Yes, Babasaheb often reiterated that he was born a Hindu but he would never die as one. Yes, he called Hinduism “a veritable chamber of horrors”, a fact which Roy almost gleefully mentions in the book. Also, he believed that no real reformation was possible in Hinduism, given its obsession with the “degrading and discriminatory” caste system. “There cannot be a more degrading system of social organisation than the caste system. It is the system that deafens, paralyses and cripples people from helpful activity,” Ambedkar said.
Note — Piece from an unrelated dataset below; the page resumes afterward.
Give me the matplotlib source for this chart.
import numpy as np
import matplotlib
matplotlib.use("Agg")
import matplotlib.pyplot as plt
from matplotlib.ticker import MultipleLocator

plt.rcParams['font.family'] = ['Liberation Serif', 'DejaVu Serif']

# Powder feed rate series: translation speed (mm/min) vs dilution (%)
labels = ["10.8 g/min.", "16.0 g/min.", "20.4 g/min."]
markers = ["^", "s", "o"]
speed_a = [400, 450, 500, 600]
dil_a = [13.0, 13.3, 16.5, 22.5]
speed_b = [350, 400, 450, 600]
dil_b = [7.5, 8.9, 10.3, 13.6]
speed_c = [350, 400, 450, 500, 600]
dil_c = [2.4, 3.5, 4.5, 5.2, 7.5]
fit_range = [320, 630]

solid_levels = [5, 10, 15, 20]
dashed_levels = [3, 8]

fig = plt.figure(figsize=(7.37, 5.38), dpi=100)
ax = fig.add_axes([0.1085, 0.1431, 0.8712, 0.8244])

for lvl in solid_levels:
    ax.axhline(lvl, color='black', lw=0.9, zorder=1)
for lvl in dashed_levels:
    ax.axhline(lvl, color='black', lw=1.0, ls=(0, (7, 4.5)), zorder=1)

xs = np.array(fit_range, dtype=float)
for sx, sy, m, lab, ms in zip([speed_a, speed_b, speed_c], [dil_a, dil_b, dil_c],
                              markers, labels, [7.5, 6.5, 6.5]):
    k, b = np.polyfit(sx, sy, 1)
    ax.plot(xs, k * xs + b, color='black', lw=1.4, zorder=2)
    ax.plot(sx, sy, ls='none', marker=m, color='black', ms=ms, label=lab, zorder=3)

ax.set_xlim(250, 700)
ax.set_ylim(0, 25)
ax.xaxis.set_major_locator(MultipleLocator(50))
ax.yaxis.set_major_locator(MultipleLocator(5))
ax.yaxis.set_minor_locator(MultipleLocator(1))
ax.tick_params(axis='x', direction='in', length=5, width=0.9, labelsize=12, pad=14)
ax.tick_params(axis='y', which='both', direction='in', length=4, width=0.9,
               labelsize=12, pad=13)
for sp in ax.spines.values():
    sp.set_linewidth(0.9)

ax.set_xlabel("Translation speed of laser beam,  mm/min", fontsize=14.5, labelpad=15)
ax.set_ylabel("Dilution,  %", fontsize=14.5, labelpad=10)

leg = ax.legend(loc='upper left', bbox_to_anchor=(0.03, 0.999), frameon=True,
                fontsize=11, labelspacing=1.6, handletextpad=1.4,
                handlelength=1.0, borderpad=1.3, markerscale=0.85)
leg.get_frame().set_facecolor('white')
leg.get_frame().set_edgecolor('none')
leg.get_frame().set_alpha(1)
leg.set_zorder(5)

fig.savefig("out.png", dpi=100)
The fact is Ambedkar didn’t die as a Hindu, as he had prophesised himself. But when it came to finding a new religion, for himself, he chose Buddhism—a religion deeply rooted in Indic ethos. For all his anger and rage against Hinduism, a religion that gave him and his fellow beings in the lower castes innumerable instances of grief, discrimination and suffering, he didn’t blind himself to the realities of the Semitic religions. “Muslims in India are an exclusive group, and they have a consciousness of kind possessed by a longing to belong to their own group and not to any non-Muslim group. Thus, the controversy must end and the Muslim claim that they are a nation must be accepted without quarrel,” wrote Ambedkar in support of the idea of Pakistan. But he didn’t stop there and, in fact, called for the transfer of minority population between India and Pakistan, citing the precedent of Turkey, Greece and Bulgaria.
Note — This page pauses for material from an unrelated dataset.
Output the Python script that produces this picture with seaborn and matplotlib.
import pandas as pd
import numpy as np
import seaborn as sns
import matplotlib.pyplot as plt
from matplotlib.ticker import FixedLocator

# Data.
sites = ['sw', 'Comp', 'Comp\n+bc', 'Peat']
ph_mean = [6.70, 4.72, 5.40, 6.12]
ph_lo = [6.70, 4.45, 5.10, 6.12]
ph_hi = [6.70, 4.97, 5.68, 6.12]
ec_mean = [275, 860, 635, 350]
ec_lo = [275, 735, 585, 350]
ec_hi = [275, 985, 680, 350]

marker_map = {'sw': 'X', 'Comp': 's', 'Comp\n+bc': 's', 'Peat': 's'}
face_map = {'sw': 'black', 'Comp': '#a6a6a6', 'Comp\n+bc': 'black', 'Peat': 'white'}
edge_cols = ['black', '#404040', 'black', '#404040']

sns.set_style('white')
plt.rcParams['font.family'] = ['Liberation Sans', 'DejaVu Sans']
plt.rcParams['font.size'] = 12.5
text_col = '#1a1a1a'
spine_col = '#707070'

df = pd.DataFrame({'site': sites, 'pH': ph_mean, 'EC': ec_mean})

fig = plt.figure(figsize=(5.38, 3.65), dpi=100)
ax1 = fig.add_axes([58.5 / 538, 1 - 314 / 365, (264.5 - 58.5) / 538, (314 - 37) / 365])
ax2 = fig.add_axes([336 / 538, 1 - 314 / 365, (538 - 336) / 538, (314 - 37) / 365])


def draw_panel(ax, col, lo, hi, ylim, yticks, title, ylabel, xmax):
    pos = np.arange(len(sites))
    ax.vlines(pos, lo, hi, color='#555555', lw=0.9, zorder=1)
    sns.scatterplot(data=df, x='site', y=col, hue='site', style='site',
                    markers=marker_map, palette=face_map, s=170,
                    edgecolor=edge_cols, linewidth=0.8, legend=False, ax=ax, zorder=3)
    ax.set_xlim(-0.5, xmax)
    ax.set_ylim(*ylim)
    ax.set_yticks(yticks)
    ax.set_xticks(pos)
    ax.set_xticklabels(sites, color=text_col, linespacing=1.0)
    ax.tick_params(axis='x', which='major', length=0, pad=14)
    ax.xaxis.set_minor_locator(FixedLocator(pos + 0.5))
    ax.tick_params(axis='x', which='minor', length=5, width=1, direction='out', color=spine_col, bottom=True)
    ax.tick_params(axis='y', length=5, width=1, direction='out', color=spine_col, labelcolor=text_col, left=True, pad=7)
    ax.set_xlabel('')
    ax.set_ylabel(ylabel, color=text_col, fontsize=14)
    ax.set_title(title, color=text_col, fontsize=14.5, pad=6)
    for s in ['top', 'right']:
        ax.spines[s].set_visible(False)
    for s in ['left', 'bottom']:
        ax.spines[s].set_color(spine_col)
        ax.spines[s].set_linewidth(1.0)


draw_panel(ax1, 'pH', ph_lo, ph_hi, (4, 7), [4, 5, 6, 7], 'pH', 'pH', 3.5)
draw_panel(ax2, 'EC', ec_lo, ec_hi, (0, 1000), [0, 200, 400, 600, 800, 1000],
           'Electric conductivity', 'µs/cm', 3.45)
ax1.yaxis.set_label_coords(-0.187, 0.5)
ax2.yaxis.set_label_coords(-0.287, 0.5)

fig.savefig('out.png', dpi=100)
This side of Ambedkar has the potential to turn him into an “untouchable” among India’s liberals. So, it’s deliberately kept under the wraps, and the focus, instead, is put on his caste-related works and words. Paradoxically, Savarkar is condemned for a similar stand on Islam and the idea of Pakistan. He is reduced to being the sum total of the two-nation theory, and in the process his other contributions, some of them being ahead of time, are pushed under the carpet. Why no such generosity for Savarkar? Was it because of his Hindutva connection?
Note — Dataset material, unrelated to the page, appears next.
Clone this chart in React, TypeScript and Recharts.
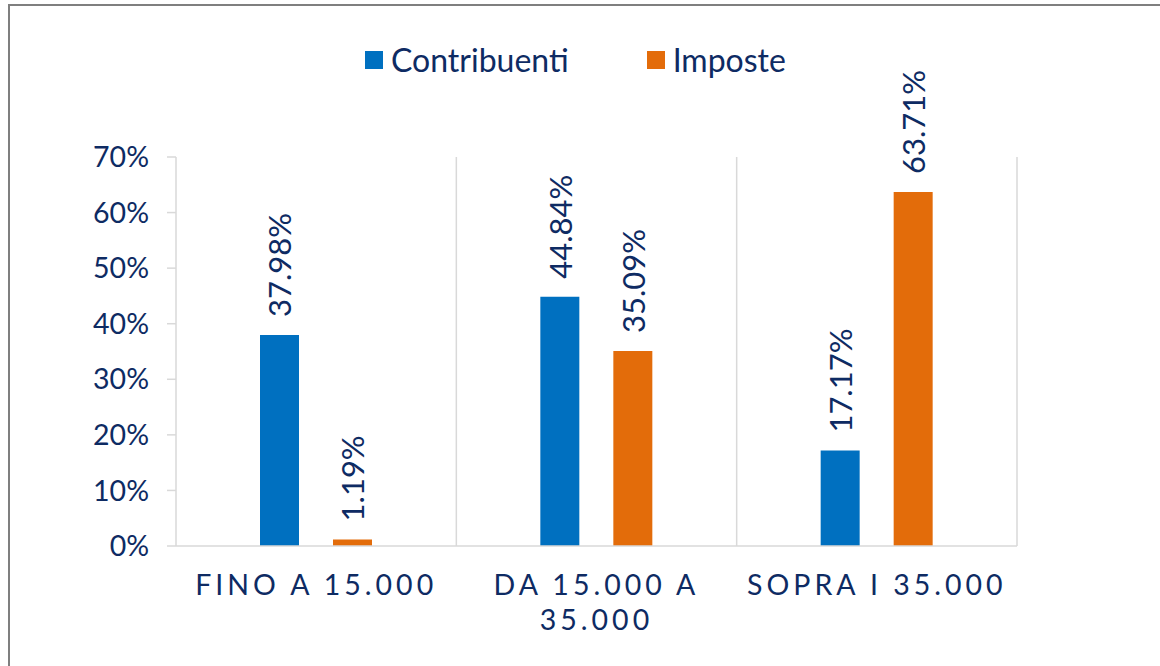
import { Bar, BarChart, CartesianGrid, LabelList, XAxis, YAxis } from 'recharts';

const categories = ['FINO A 15.000', 'DA 15.000 A 35.000', 'SOPRA I 35.000'];
const contribuenti = [37.98, 44.84, 17.17];
const imposte = [1.19, 35.09, 63.71];
const yTicks = [0, 10, 20, 30, 40, 50, 60, 70];

const NAVY = '#0E2B63';
const BLUE = '#0070C0';
const ORANGE = '#E36C0A';
const GRID = '#D9D9D9';
const FONT = 'Lato, "Open Sans", sans-serif';

const chartData = categories.map((name, i) => ({
  name,
  contribuenti: contribuenti[i],
  imposte: imposte[i],
}));

// simple greedy wrap so the long category splits like Excel does
const wrapLabel = (label: string, maxChars = 14): string[] => {
  const words = label.split(' ');
  const lines: string[] = [];
  let cur = '';
  words.forEach((w) => {
    const next = cur ? `${cur} ${w}` : w;
    if (next.length > maxChars && cur) {
      lines.push(cur);
      cur = w;
    } else {
      cur = next;
    }
  });
  if (cur) lines.push(cur);
  return lines;
};

const CategoryTick = ({ x, y, payload }: any) => {
  const lines = wrapLabel(String(payload.value));
  return (
    <text
      x={x}
      y={y}
      textAnchor="middle"
      fill={NAVY}
      fontSize={28.5}
      fontFamily={FONT}
      letterSpacing={4}
    >
      {lines.map((line, i) => (
        <tspan key={i} x={x} dy={i === 0 ? 49 : 35}>
          {line}
        </tspan>
      ))}
    </text>
  );
};

const ValueLabel = ({ x, y, width, value }: any) => {
  const cx = x + width / 2;
  const ty = y - 18;
  return (
    <text
      x={cx}
      y={ty}
      transform={`rotate(-90, ${cx}, ${ty})`}
      textAnchor="start"
      dominantBaseline="central"
      fill={NAVY}
      fontSize={31}
      fontFamily={FONT}
    >
      {`${Number(value).toFixed(2)}%`}
    </text>
  );
};

const LegendItem = ({ color, label }: { color: string; label: string }) => (
  <div style={{ display: 'flex', alignItems: 'center' }}>
    <span style={{ width: 18, height: 18, background: color, display: 'inline-block', marginRight: 8 }} />
    <span style={{ fontSize: 32, color: NAVY, fontFamily: FONT, lineHeight: '32px' }}>{label}</span>
  </div>
);

export default function App() {
  return (
    <div
      style={{
        position: 'fixed',
        left: 8,
        top: 4,
        width: 1170,
        height: 680,
        border: '2px solid #7F7F7F',
        boxSizing: 'border-box',
        background: '#fff',
      }}
    >
      <div
        style={{
          position: 'absolute',
          left: 355,
          top: 38,
          display: 'flex',
          gap: 78,
        }}
      >
        <LegendItem color={BLUE} label="Contribuenti" />
        <LegendItem color={ORANGE} label="Imposte" />
      </div>
      <BarChart
        width={1150}
        height={660}
        data={chartData}
        margin={{ top: 151, right: 143, bottom: 0, left: 0 }}
        barSize={39}
        barGap={34}
      >
        <CartesianGrid
          horizontal={false}
          stroke={GRID}
          strokeWidth={1.5}
          verticalCoordinatesGenerator={({ offset }: any) =>
            [1, 2, 3].map((i) => offset.left + (offset.width * i) / 3)
          }
        />
        <XAxis
          dataKey="name"
          height={120}
          interval={0}
          tickLine={false}
          tickSize={0}
          tickMargin={0}
          axisLine={{ stroke: GRID, strokeWidth: 1.5 }}
          tick={<CategoryTick />}
        />
        <YAxis
          width={166}
          domain={[0, 70]}
          ticks={yTicks}
          tickSize={9}
          tickMargin={18}
          tickFormatter={(v) => `${v}%`}
          axisLine={{ stroke: GRID, strokeWidth: 1.5 }}
          tickLine={{ stroke: GRID, strokeWidth: 1.5 }}
          tick={{ fill: NAVY, fontSize: 28.5, fontFamily: FONT }}
        />
        <Bar dataKey="contribuenti" fill={BLUE} isAnimationActive={false}>
          <LabelList dataKey="contribuenti" content={<ValueLabel />} />
        </Bar>
        <Bar dataKey="imposte" fill={ORANGE} isAnimationActive={false}>
          <LabelList dataKey="imposte" content={<ValueLabel />} />
        </Bar>
      </BarChart>
    </div>
  );
}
As for Gandhi, Roy introduces him beautifully in the beginning of the book. She writes how he has “become all things to all people: Obama loves him and so does the Occupy movement. Anarchists love him and so does the Establishment. Narendra Modi loves him and so does Rahul Gandhi. The poor love him and so do the rich.” Maybe this was because Gandhi, to use V.S. Naipaul’s terminology, was a “bits-and-pieces man”, who adopted things from sources as different as his mother’s love for fasting and Leo Tolstoy’s religious belief to John Ruskin’s idea of labour, South Africa’s jail code. Here was the Mahatma who, to use Sri Aurobindo’s words, was “a European…in an Indian body”.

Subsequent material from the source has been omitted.